The heroes and villains in westerns had reliable looks

In old black & white westerns of the 1920s-40s, the heroes and the outlaws generally followed pretty standard looks. Our heroes would be in white hats, our villains in black hats. This is largely because of (geographically) western culture’s semiotic associations that the color white represents good while the color black represents evil. Also, white & black standout more in the colorless mediums of early movies and tv. The show Westworld carries this forward when visitors to the park choose which color hat they want, which informs their experience in the park of being a good guy or bad guy. This distinction of white hat or black hat has become a metaphor more broadly for good guy or bad guy. In the hacking community white hat hackers hack ethically in order to find security flaws and work with companies to improve their defenses, while black hats villainously hack to steal information.

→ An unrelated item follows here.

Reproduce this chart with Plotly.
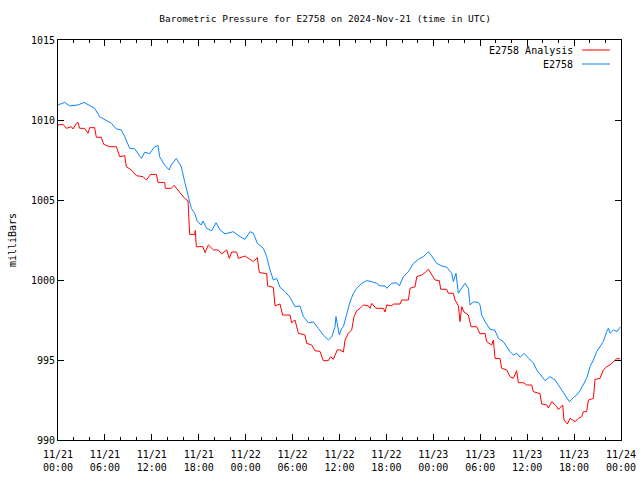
import pandas as pd
import plotly.graph_objects as go

# hours since 2024-11-21 00:00 UTC, pressure in mb
analysis_hours = [0.0, 0.64, 1.07, 1.71, 1.92, 2.34, 2.56, 2.77, 3.41, 3.84, 4.05, 4.69, 4.90, 5.54, 5.84,
                  6.61, 7.46, 7.89, 8.53, 8.74, 9.38, 10.02, 10.87, 11.3, 11.85, 12.58, 12.79, 13.64, 13.73,
                  14.49, 14.84, 15.56, 16.2, 16.63, 16.71, 16.84, 17.48, 17.56, 17.69, 18.54,
                  18.8, 19.23, 19.87, 20.5, 20.93, 21.57, 21.91, 22.21, 22.85, 23.06, 23.92, 24.55, 24.98,
                  25.49, 25.75, 26.69, 26.81, 27.54, 27.75, 28.39, 28.73, 29.67, 29.88, 30.31, 30.74, 31.59,
                  31.8, 32.44, 32.87, 33.51, 33.93, 34.57, 34.87, 35.21, 35.72, 36.07, 36.5, 36.71, 37.14,
                  37.56, 37.86, 38.2, 38.63, 39.05, 39.69, 39.9, 40.12, 40.67, 41.61, 41.83, 42.04, 42.68,
                  42.89, 43.74, 43.96, 44.81, 45.02, 45.66, 45.88, 46.51, 46.94, 47.37, 47.79, 48.22, 48.77,
                  48.94, 49.71, 49.92, 50.56, 50.78, 51.2, 51.42, 51.63, 51.93, 52.48, 52.82, 53.55, 53.97,
                  54.61, 54.82, 55.46, 55.68, 55.89, 56.53, 56.74, 57.38, 57.81, 58.23, 58.66, 58.87, 59.51,
                  59.94, 60.58, 60.79, 61.64, 61.86, 62.5, 62.71, 63.14, 63.78, 63.99, 64.54, 64.71, 65.14,
                  65.48, 66.12, 66.55, 66.97, 67.19, 67.61, 67.83, 68.47, 68.68, 69.32, 69.74, 70.17, 70.6,
                  70.81, 71.24, 71.45, 71.88]
analysis_mb = [1009.69, 1009.73, 1009.48, 1009.58, 1009.44, 1009.79, 1009.85, 1009.48, 1009.48, 1009.17,
               1009.52, 1009.52, 1008.92, 1008.92, 1008.48, 1008.33, 1008.33, 1007.71, 1007.77, 1007.08,
               1006.88, 1006.52, 1006.46, 1006.25, 1006.6, 1006.6, 1006.1, 1006.1, 1005.73, 1005.73,
               1005.92, 1005.52, 1005.1, 1004.94, 1004.06, 1002.85, 1002.85, 1003.1, 1002.08, 1002.08,
               1001.71, 1002.19, 1001.88, 1001.88, 1001.63, 1001.88, 1001.35, 1001.75, 1001.75, 1001.35,
               1001.5, 1001.29, 1001.15, 1001.4, 1000.46, 1000.4, 999.63, 999.54, 998.38, 998.5, 997.81,
               997.81, 997.33, 997.5, 996.67, 996.56, 996.04, 995.94, 995.58, 995.54, 994.96, 994.96,
               995.21, 995.04, 995.63, 995.63, 995.5, 996.25, 996.67, 996.88, 997.71, 998.08, 998.23,
               998.44, 998.38, 998.23, 998.54, 998.23, 998.23, 998.0, 998.44, 998.38, 998.5, 998.5,
               998.75, 998.75, 999.48, 999.58, 1000.21, 1000.31, 1000.46, 1000.67, 1000.31, 1000.0,
               999.96, 999.42, 999.42, 999.17, 999.17, 998.75, 998.38, 997.4, 998.33, 998.0, 997.81,
               997.08, 997.08, 996.63, 996.67, 996.15, 995.94, 996.25, 995.1, 995.1, 994.48, 994.38,
               993.96, 993.85, 994.33, 993.58, 993.58, 993.44, 993.44, 993.02, 992.9, 992.25, 992.19,
               992.0, 992.4, 992.1, 991.9, 992.19, 991.25, 991.0, 991.35, 991.15, 991.35, 991.46,
               991.77, 991.77, 992.5, 992.6, 993.79, 993.85, 994.38, 994.58, 994.69, 994.79, 995.0,
               995.08, 995.08]

station_hours = [0.0, 0.85, 1.49, 2.56, 3.33, 4.05, 4.69, 5.33, 6.18, 6.82, 7.46, 8.10, 8.53, 9.17, 9.81,
                 10.66, 11.08, 11.72, 12.36, 12.79, 13.0, 13.64, 14.2, 14.49, 15.13, 15.77, 16.2, 16.63,
                 17.05, 17.48, 17.82, 18.33, 18.54, 19.01, 19.65, 20.21, 20.72, 21.36, 21.78, 22.42, 23.28,
                 23.92, 24.55, 24.98, 25.49, 26.26, 26.69, 27.11, 27.54, 27.97, 28.39, 29.03, 29.67, 30.31,
                 30.95, 31.38, 32.02, 32.65, 33.29, 33.93, 34.57, 35.0, 35.43, 35.55, 35.98, 36.28, 36.5,
                 36.92, 37.35, 37.78, 38.2, 38.84, 39.48, 40.12, 40.76, 41.19, 41.83, 42.04, 42.68, 43.32,
                 43.66, 44.17, 44.81, 45.45, 46.09, 46.73, 47.37, 47.79, 48.43, 49.07, 49.71, 50.35, 50.56,
                 50.9, 51.2, 51.63, 52.06, 52.48, 52.7, 53.12, 53.76, 53.97, 54.18, 54.61, 55.25, 55.89,
                 56.32, 56.95, 57.38, 57.81, 58.23, 58.66, 59.09, 59.6, 60.18, 60.79, 61.22, 61.86, 62.29,
                 62.93, 63.57, 63.99, 64.42, 64.85, 65.4, 65.91, 66.34, 66.76, 67.19, 67.61, 68.04, 68.47,
                 68.89, 69.32, 69.74, 70.17, 70.38, 70.6, 71.05, 71.48, 71.9]
station_mb = [1010.94, 1011.1, 1010.88, 1010.94, 1011.1, 1010.88, 1010.73, 1010.2, 1010.0, 1009.8, 1009.44,
              1009.38, 1008.96, 1008.23, 1008.2, 1007.6, 1007.98, 1007.9, 1008.33, 1008.4, 1007.7, 1007.19,
              1006.88, 1007.19, 1007.6, 1007.08, 1006.15, 1005.31, 1004.48, 1004.17, 1003.65, 1003.44,
              1003.69, 1003.23, 1003.08, 1003.58, 1003.13, 1002.88, 1002.93, 1003.02, 1002.71, 1002.54,
              1003.02, 1002.93, 1002.29, 1001.98, 1001.46, 1000.63, 1000.0, 1000.1, 999.54, 999.27, 998.92,
              998.33, 998.38, 997.71, 997.33, 997.38, 996.98, 996.56, 996.25, 996.44, 997.08, 997.71,
              996.56, 996.98, 997.08, 997.81, 998.65, 999.17, 999.48, 999.79, 999.96, 999.9, 999.79,
              999.63, 999.63, 999.48, 999.79, 999.83, 999.63, 1000.21, 1000.52, 1001.04, 1001.29, 1001.46,
              1001.77, 1001.5, 1001.04, 1000.88, 1000.8, 1000.42, 999.9, 1000.42, 999.17, 999.5, 999.79,
              999.48, 998.44, 998.63, 998.6, 998.44, 997.81, 997.4, 996.92, 996.85, 996.35, 996.15, 995.83,
              995.52, 995.31, 995.42, 995.17, 995.42, 995.1, 994.83, 994.38, 994.0, 993.71, 993.96, 993.75,
              993.44, 993.13, 992.81, 992.4, 992.65, 992.81, 993.08, 993.44, 993.85, 994.58, 995.0, 995.52,
              995.83, 996.15, 996.77, 996.98, 996.67, 996.88, 996.77, 997.08]

tick_hours = [0, 6, 12, 18, 24, 30, 36, 42, 48, 54, 60, 66, 72]
tick_labels = ["11/21<br>00:00", "11/21<br>06:00", "11/21<br>12:00", "11/21<br>18:00",
               "11/22<br>00:00", "11/22<br>06:00", "11/22<br>12:00", "11/22<br>18:00",
               "11/23<br>00:00", "11/23<br>06:00", "11/23<br>12:00", "11/23<br>18:00",
               "11/24<br>00:00"]
y_ticks = [990, 995, 1000, 1005, 1010, 1015]

start = pd.Timestamp("2024-11-21 00:00")
def to_time(h):
    return start + pd.to_timedelta(pd.Series(h, dtype=float), unit="h")

FONT = "DejaVu Sans Mono"
RED = "#ff0000"
BLUE = "#0a84ff"

fig = go.Figure()
fig.add_trace(go.Scatter(x=to_time(analysis_hours), y=analysis_mb, mode="lines",
                         name="E2758 Analysis", line=dict(color=RED, width=1)))
fig.add_trace(go.Scatter(x=to_time(station_hours), y=station_mb, mode="lines",
                         name="E2758", line=dict(color=BLUE, width=1)))

fig.update_layout(
    width=640, height=480,
    margin=dict(l=58, r=19, t=40, b=40, autoexpand=False),
    paper_bgcolor="white", plot_bgcolor="white",
    showlegend=False,
    font=dict(family=FONT, size=10, color="black"),
    title=dict(text="Barometric Pressure for E2758 on 2024-Nov-21 (time in UTC)",
               x=0.508, xref="container", xanchor="center",
               y=1 - 19 / 480, yref="container", yanchor="middle", automargin=False,
               font=dict(family=FONT, size=9.5, color="black")),
)
fig.update_xaxes(
    type="date", automargin=False,
    range=[to_time([0])[0], to_time([72])[0]],
    tickvals=to_time(tick_hours), ticktext=tick_labels,
    ticks="inside", ticklen=6, tickcolor="black", tickwidth=1,
    minor=dict(dtick=2 * 3600 * 1000, ticks="inside", ticklen=3, tickcolor="black", tickwidth=1),
    showline=True, linecolor="black", linewidth=1, mirror="ticks",
    showgrid=False, zeroline=False,
    ticklabelstandoff=5,
    tickfont=dict(family=FONT, size=10, color="black"),
)
fig.update_yaxes(
    range=[990, 1015], tickvals=y_ticks, automargin=False,
    ticks="inside", ticklen=6, tickcolor="black", tickwidth=1,
    showline=True, linecolor="black", linewidth=1, mirror="ticks",
    showgrid=False, zeroline=False,
    title=dict(text="milliBars", font=dict(family=FONT, size=10, color="black"), standoff=12),
    tickfont=dict(family=FONT, size=10, color="black"),
)

# legend (gnuplot style: text right-aligned, sample line to the right)
legend_items = [("E2758 Analysis", RED, 1 - 10 / 400), ("E2758", BLUE, 1 - 24 / 400)]
for text, color, yy in legend_items:
    fig.add_annotation(text=text, xref="paper", yref="paper", x=(575 - 58) / 563, y=yy,
                       xanchor="right", yanchor="middle", showarrow=False,
                       font=dict(family=FONT, size=10, color="black"))
    fig.add_shape(type="line", xref="paper", yref="paper",
                  x0=(582 - 58) / 563, x1=(610 - 58) / 563, y0=yy, y1=yy,
                  line=dict(color=color, width=1))

fig.write_html("out.html", config={"displayModeBar": False, "staticPlot": True},
               post_script="document.body.style.margin='0';document.body.style.overflow='hidden';")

Beyond just how they look, some westerns also had the heroes and villains move in certain directions during pivotal scenes. Because most people are right handed, heroes would walk from left to right across the screen with their gun hand visible to the viewer, keeping their intentions known at all times. Villains would approach from right to left, with their gun hand hidden from the viewer, as if hiding their intentions from the audience.

Outside the western

Our association of black hats and villains extends beyond tv & movies. A study of 25 seasons of NHL hockey found that players wearing black are penalized more frequently than players in lighter colors. Whether the players in black really are more villainous and commit more penalties or just that the referees are biased by black clothes and think the players to be more villainous and probably deserving of more penalty time, is unclear.

One notable exception with our connotations to the color black is of course is the Man In Black, Johnny Cash, who sang that he wore black as a visible symbol of his solidarity with the marginalized people who our society has ignored & abandoned.